The $85 billion across-the-board cuts known as sequestration wouldn’t immediately affect school divisions, because most won’t receive federal money until the next fiscal year, which begins July 1.
But school officials are already crafting budgets for that fiscal year and don’t know whether to budget for those cuts.
A White House press release warned that Virginia could lose nearly 400 teacher and paraprofessional positions if the cuts take effect.
But most local school districts have not yet planned to reduce positions. And it is impossible for a school division to predict exactly how sequestration will play out in their budgets.
The steep, across-the-board cuts in spending automatically start on Friday if a federal budget hasn’t been approved. Sequestration was designed to motivate politicians to agree on a budget, and it would cut most federally funded programs.
In most area school divisions, federal grants support four programs—Head Start, Title I, special education and Impact Aid.
Head Start provides preschool for children in low-income families, while Title I supports schools with higher numbers of low-income students.
Impact Aid is supposed to provide money to help schools meet federal requirements. Impact Aid grants are larger in school divisions with more Native American students and students whose parents work for the federal government.
In Stafford County, the School Board is bracing for about $595,000 in sequestration cuts, although the loss of that money wasn’t reflected in the budget the School Board approved Tuesday night.
Stafford’s Head Start program expects to face cuts of $104,000, which would mean losing two classes and four positions, said Head Start Director Kathryn Massie.

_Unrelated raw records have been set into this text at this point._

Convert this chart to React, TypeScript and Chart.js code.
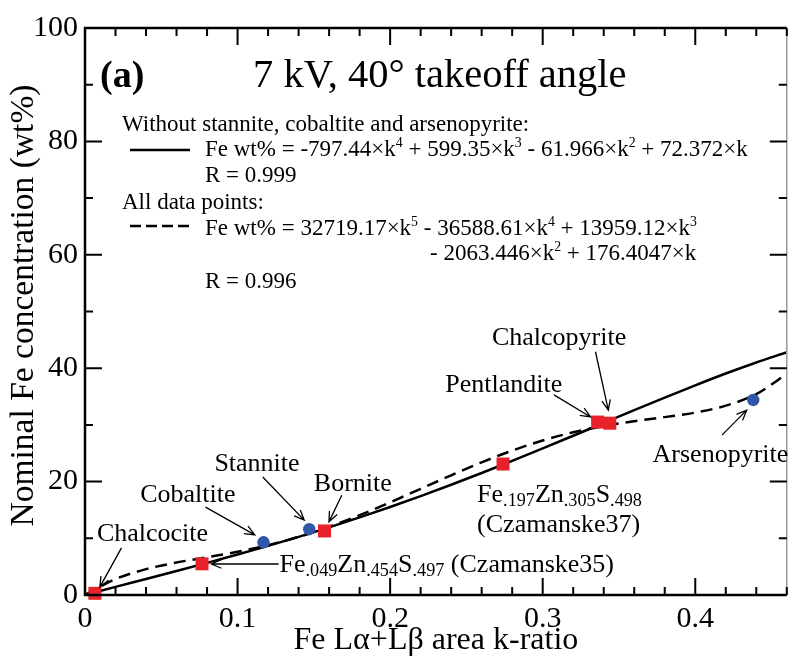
import React, { useEffect, useRef } from 'react';
import { Chart, registerables } from 'chart.js';

Chart.register(...registerables);

const FONT = "'Liberation Serif', 'Times New Roman', Times, serif";

// ---- axis ticks ----
const xTickValues = [0, 0.1, 0.2, 0.3, 0.4];
const xTickLabels = ['0', '0.1', '0.2', '0.3', '0.4'];
const yTickValues = [0, 20, 40, 60, 80, 100];
const yTickLabels = ['0', '20', '40', '60', '80', '100'];
const xMinorStep = 0.02;
const yMinorStep = 10;
const xTitle = 'Fe L\u03B1+L\u03B2 area k-ratio';
const yTitle = 'Nominal Fe concentration (wt%)';

// ---- measured points (red squares: used in fit; blue circles: excluded) ----
const squareK = [0.0065, 0.0767, 0.157, 0.274, 0.336, 0.344];
const squareFe = [0.3, 5.5, 11.3, 23.1, 30.5, 30.3];
const circleK = [0.117, 0.147, 0.438];
const circleFe = [9.3, 11.6, 34.4];

// ---- fitted curves, read at k steps ----
const fitK = [0, 0.02, 0.04, 0.06, 0.08, 0.1, 0.12, 0.14, 0.16, 0.18, 0.2, 0.22, 0.24, 0.26, 0.28, 0.3, 0.32, 0.34, 0.36, 0.38, 0.4, 0.42, 0.44, 0.46];
const fitSolid = [0, 1.43, 2.83, 4.24, 5.67, 7.14, 8.66, 10.26, 11.93, 13.68, 15.51, 17.44, 19.44, 21.52, 23.66, 25.86, 28.09, 30.34, 32.59, 34.81, 36.98, 39.06, 41.01, 42.81];
const fitDashed = [0, 2.81, 4.56, 5.72, 6.66, 7.63, 8.8, 10.26, 12.03, 14.08, 16.34, 18.73, 21.11, 23.4, 25.47, 27.25, 28.7, 29.81, 30.65, 31.37, 32.17, 33.39, 35.44, 39.0];

type Part = { t: string; s?: 'sup' | 'sub' };

// ---- annotation labels (anchored in data units) ----
const annoLabels: { parts: Part[]; k: number; fe: number }[] = [
  { parts: [{ t: 'Chalcocite' }], k: 0.0078, fe: 9.5 },
  { parts: [{ t: 'Cobaltite' }], k: 0.0362, fe: 16.4 },
  { parts: [{ t: 'Stannite' }], k: 0.0848, fe: 21.9 },
  { parts: [{ t: 'Bornite' }], k: 0.150, fe: 18.3 },
  { parts: [{ t: 'Fe' }, { t: '.049', s: 'sub' }, { t: 'Zn' }, { t: '.454', s: 'sub' }, { t: 'S' }, { t: '.497', s: 'sub' }, { t: ' (Czamanske35)' }], k: 0.1275, fe: 4.06 },
  { parts: [{ t: 'Fe' }, { t: '.197', s: 'sub' }, { t: 'Zn' }, { t: '.305', s: 'sub' }, { t: 'S' }, { t: '.498', s: 'sub' }], k: 0.257, fe: 16.4 },
  { parts: [{ t: '(Czamanske37)' }], k: 0.257, fe: 11.1 },
  { parts: [{ t: 'Pentlandite' }], k: 0.2362, fe: 35.8 },
  { parts: [{ t: 'Chalcopyrite' }], k: 0.2667, fe: 44.1 },
  { parts: [{ t: 'Arsenopyrite' }], k: 0.372, fe: 23.5 },
];

const annoArrows: { k1: number; fe1: number; k2: number; fe2: number }[] = [
  { k1: 0.0239, fe1: 8.3, k2: 0.0097, fe2: 1.4 },
  { k1: 0.079, fe1: 15.5, k2: 0.1113, fe2: 10.6 },
  { k1: 0.1165, fe1: 20.8, k2: 0.1437, fe2: 13.2 },
  { k1: 0.1683, fe1: 17.6, k2: 0.1599, fe2: 12.9 },
  { k1: 0.1269, fe1: 5.47, k2: 0.0828, fe2: 5.47 },
  { k1: 0.3074, fe1: 35.3, k2: 0.3314, fe2: 31.4 },
  { k1: 0.3346, fe1: 42.9, k2: 0.343, fe2: 32.6 },
  { k1: 0.4175, fe1: 28.2, k2: 0.4337, fe2: 32.6 },
];

function drawRich(ctx: CanvasRenderingContext2D, parts: Part[], x: number, y: number, size: number) {
  let cx = x;
  ctx.textAlign = 'left';
  ctx.textBaseline = 'alphabetic';
  for (const p of parts) {
    let s = size;
    let dy = 0;
    if (p.s === 'sup') { s = size * 0.6; dy = -size * 0.38; }
    if (p.s === 'sub') { s = size * 0.7; dy = size * 0.15; }
    ctx.font = `${s}px ${FONT}`;
    ctx.fillText(p.t, cx, y + dy);
    cx += ctx.measureText(p.t).width;
  }
}

function drawArrow(ctx: CanvasRenderingContext2D, x1: number, y1: number, x2: number, y2: number) {
  const ang = Math.atan2(y2 - y1, x2 - x1);
  const hl = 11;
  const ha = 0.4;
  ctx.beginPath();
  ctx.moveTo(x1, y1);
  ctx.lineTo(x2, y2);
  ctx.moveTo(x2 - hl * Math.cos(ang - ha), y2 - hl * Math.sin(ang - ha));
  ctx.lineTo(x2, y2);
  ctx.lineTo(x2 - hl * Math.cos(ang + ha), y2 - hl * Math.sin(ang + ha));
  ctx.stroke();
}

const decorPlugin = {
  id: 'decor',
  afterDraw(chart: any) {
    const { ctx, chartArea: ca, scales } = chart;
    const xs = scales.x;
    const ys = scales.y;
    ctx.save();
    ctx.fillStyle = '#000';
    ctx.strokeStyle = '#000';

    // frame
    ctx.lineWidth = 2.5;
    ctx.beginPath();
    ctx.moveTo(ca.right, ca.top);
    ctx.lineTo(ca.left, ca.top);
    ctx.lineTo(ca.left, ca.bottom);
    ctx.lineTo(ca.right, ca.bottom);
    ctx.stroke();
    ctx.strokeStyle = '#9a9a9a';
    ctx.lineWidth = 1.5;
    ctx.beginPath();
    ctx.moveTo(ca.right, ca.top);
    ctx.lineTo(ca.right, ca.bottom);
    ctx.stroke();

    // inward ticks on all four sides
    ctx.strokeStyle = '#000';
    ctx.lineWidth = 2;
    const nx = Math.floor((xs.max + 1e-9) / xMinorStep);
    for (let i = 1; i <= nx; i++) {
      const v = i * xMinorStep;
      const px = xs.getPixelForValue(v);
      const L = i % 5 === 0 ? 17 : 8;
      ctx.beginPath();
      ctx.moveTo(px, ca.bottom);
      ctx.lineTo(px, ca.bottom - L);
      ctx.moveTo(px, ca.top);
      ctx.lineTo(px, ca.top + L);
      ctx.stroke();
    }
    const ny = Math.round(ys.max / yMinorStep);
    for (let i = 1; i < ny; i++) {
      const v = i * yMinorStep;
      const py = ys.getPixelForValue(v);
      const L = i % 2 === 0 ? 17 : 8;
      ctx.beginPath();
      ctx.moveTo(ca.left, py);
      ctx.lineTo(ca.left + L, py);
      ctx.moveTo(ca.right, py);
      ctx.lineTo(ca.right - L, py);
      ctx.stroke();
    }

    // y axis title
    ctx.save();
    ctx.translate(33, (ca.top + ca.bottom) / 2 - 6);
    ctx.rotate(-Math.PI / 2);
    ctx.textAlign = 'center';
    ctx.textBaseline = 'alphabetic';
    ctx.font = `33.5px ${FONT}`;
    ctx.fillText(yTitle, 0, 0);
    ctx.restore();

    // panel title
    ctx.textBaseline = 'alphabetic';
    ctx.textAlign = 'left';
    ctx.font = `bold 38px ${FONT}`;
    ctx.fillText('(a)', ca.left + 15, ca.top + 59);
    ctx.font = `40.5px ${FONT}`;
    ctx.fillText('7 kV, 40\u00B0 takeoff angle', ca.left + 168, ca.top + 59);

    // fit legend
    const L0 = ca.left;
    const T0 = ca.top;
    const fs = 23;
    ctx.font = `${fs}px ${FONT}`;
    ctx.fillText('Without stannite, cobaltite and arsenopyrite:', L0 + 37, T0 + 103);
    drawRich(ctx, [
      { t: 'Fe wt% = -797.44\u00D7k' }, { t: '4', s: 'sup' },
      { t: ' + 599.35\u00D7k' }, { t: '3', s: 'sup' },
      { t: ' - 61.966\u00D7k' }, { t: '2', s: 'sup' },
      { t: ' + 72.372\u00D7k' },
    ], L0 + 120, T0 + 128, fs);
    ctx.font = `${fs}px ${FONT}`;
    ctx.fillText('R = 0.999', L0 + 120, T0 + 154);
    ctx.fillText('All data points:', L0 + 37, T0 + 181);
    drawRich(ctx, [
      { t: 'Fe wt% = 32719.17\u00D7k' }, { t: '5', s: 'sup' },
      { t: ' - 36588.61\u00D7k' }, { t: '4', s: 'sup' },
      { t: ' + 13959.12\u00D7k' }, { t: '3', s: 'sup' },
    ], L0 + 120, T0 + 207, fs);
    drawRich(ctx, [
      { t: '- 2063.446\u00D7k' }, { t: '2', s: 'sup' },
      { t: ' + 176.4047\u00D7k' },
    ], L0 + 345, T0 + 232, fs);
    ctx.font = `${fs}px ${FONT}`;
    ctx.fillText('R = 0.996', L0 + 120, T0 + 260);

    ctx.lineWidth = 2.5;
    ctx.beginPath();
    ctx.moveTo(L0 + 45, T0 + 122);
    ctx.lineTo(L0 + 105, T0 + 122);
    ctx.stroke();
    ctx.setLineDash([11, 5]);
    ctx.beginPath();
    ctx.moveTo(L0 + 45, T0 + 198);
    ctx.lineTo(L0 + 105, T0 + 198);
    ctx.stroke();
    ctx.setLineDash([]);

    // annotations
    for (const a of annoLabels) {
      drawRich(ctx, a.parts, xs.getPixelForValue(a.k), ys.getPixelForValue(a.fe), 26);
    }
    ctx.lineWidth = 1.3;
    for (const a of annoArrows) {
      drawArrow(ctx, xs.getPixelForValue(a.k1), ys.getPixelForValue(a.fe1), xs.getPixelForValue(a.k2), ys.getPixelForValue(a.fe2));
    }
    ctx.restore();
  },
};

export default function App() {
  const ref = useRef<HTMLCanvasElement | null>(null);
  useEffect(() => {
    document.body.style.margin = '0';
    const canvas = ref.current;
    if (!canvas) return;
    const chart = new Chart(canvas, {
      type: 'scatter',
      data: {
        datasets: [
          {
            label: 'Used in fit',
            data: squareK.map((k, i) => ({ x: k, y: squareFe[i] })),
            pointStyle: 'rect',
            pointRadius: 9.2,
            backgroundColor: '#E8222A',
            borderColor: '#E8222A',
            borderWidth: 0,
            clip: false,
          } as any,
          {
            label: 'Excluded',
            data: circleK.map((k, i) => ({ x: k, y: circleFe[i] })),
            pointStyle: 'circle',
            pointRadius: 6.2,
            backgroundColor: '#2F56A8',
            borderColor: '#2F56A8',
            borderWidth: 0,
            clip: false,
          } as any,
          {
            label: 'Fit without stannite, cobaltite, arsenopyrite',
            data: fitK.map((k, i) => ({ x: k, y: fitSolid[i] })),
            showLine: true,
            pointRadius: 0,
            borderColor: '#000',
            borderWidth: 2.5,
            cubicInterpolationMode: 'monotone',
          } as any,
          {
            label: 'Fit all data points',
            data: fitK.map((k, i) => ({ x: k, y: fitDashed[i] })),
            showLine: true,
            pointRadius: 0,
            borderColor: '#000',
            borderWidth: 2.5,
            borderDash: [12, 7],
            cubicInterpolationMode: 'monotone',
          } as any,
        ],
      },
      options: {
        animation: false,
        responsive: false,
        maintainAspectRatio: false,
        layout: { padding: { top: 28, right: 1, left: 0, bottom: 0 } },
        plugins: { legend: { display: false }, tooltip: { enabled: false } },
        scales: {
          x: {
            type: 'linear',
            min: 0,
            max: 0.46,
            afterBuildTicks: (s: any) => { s.ticks = xTickValues.map((v) => ({ value: v })); },
            afterFit: (s: any) => { s.height = 67; },
            ticks: {
              callback: (v: any) => { const i = xTickValues.findIndex((t) => Math.abs(t - v) < 1e-9); return i >= 0 ? xTickLabels[i] : ''; },
              font: { family: FONT, size: 30 },
              color: '#000',
              padding: 6,
              maxRotation: 0,
              autoSkip: false,
            },
            grid: { display: false, drawTicks: false },
            border: { display: false },
            title: { display: true, text: xTitle, font: { family: FONT, size: 32 }, color: '#000', padding: { top: 2, bottom: 2 } },
          },
          y: {
            type: 'linear',
            min: 0,
            max: 100,
            afterBuildTicks: (s: any) => { s.ticks = yTickValues.map((v) => ({ value: v })); },
            afterFit: (s: any) => { s.width = 85; },
            ticks: {
              callback: (v: any) => { const i = yTickValues.findIndex((t) => Math.abs(t - v) < 1e-9); return i >= 0 ? yTickLabels[i] : ''; },
              font: { family: FONT, size: 30 },
              color: '#000',
              padding: 7,
              autoSkip: false,
            },
            grid: { display: false, drawTicks: false },
            border: { display: false },
            title: { display: false },
          },
        },
      } as any,
      plugins: [decorPlugin],
    });
    return () => chart.destroy();
  }, []);
  return (
    <canvas ref={ref} width={796} height={662} style={{ display: 'block', position: 'absolute', left: 0, top: 0 }} />
  );
}
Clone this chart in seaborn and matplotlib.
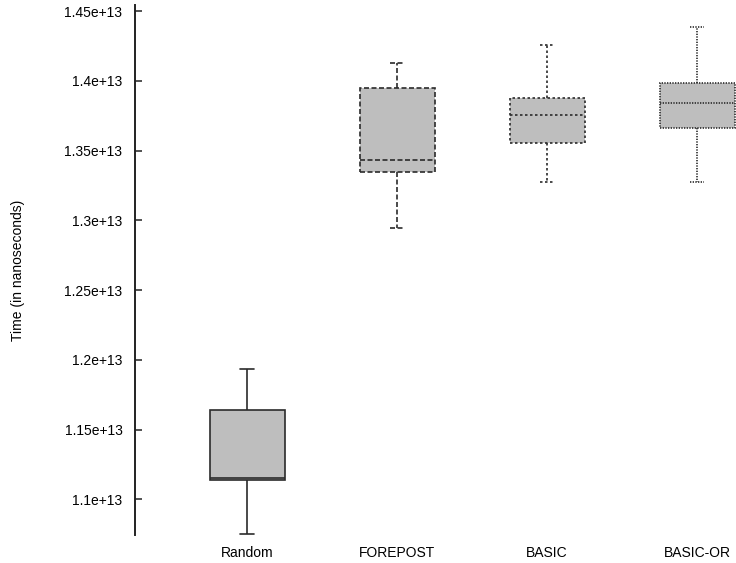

There are 19 students in a Head Start class, and about 200 Stafford preschoolers are waiting for a slot in Head Start, which also provides parenting support and jobhelp skills for parents living on the edge of poverty.
Stafford could also face a loss of $221,000 for special education. The school division is educating growing numbers of students with disabilities, and the School Board members voted Tuesday to add 24 new positions to meet federal special education regulations.
In Spotsylvania County, the school division could see $607,000 in cuts, or about 6 percent of the division’s budget.
The School Board will hold a work session on the budget today, and members could learn more about the potential affects of sequestration.
In the city of Fredericksburg, Chief Financial Officer David Baker doesn’t expect to feel much of the impact of sequestration.
The city doesn’t rely on as much federal money as neighboring school districts, which insulates the Fredericksburg school system from sequestration, Baker said.
But he cautioned that no school district will know the exact effects of the sweeping cuts until the federal grants are announced in late summer or early fall.
So for school officials, Friday’s looming sequestration will start an uneasy waiting game.
School officials can rely on one certainty: Free and reduced meals for low-income students won’t be touched. Those programs are exempted from the sequester cuts.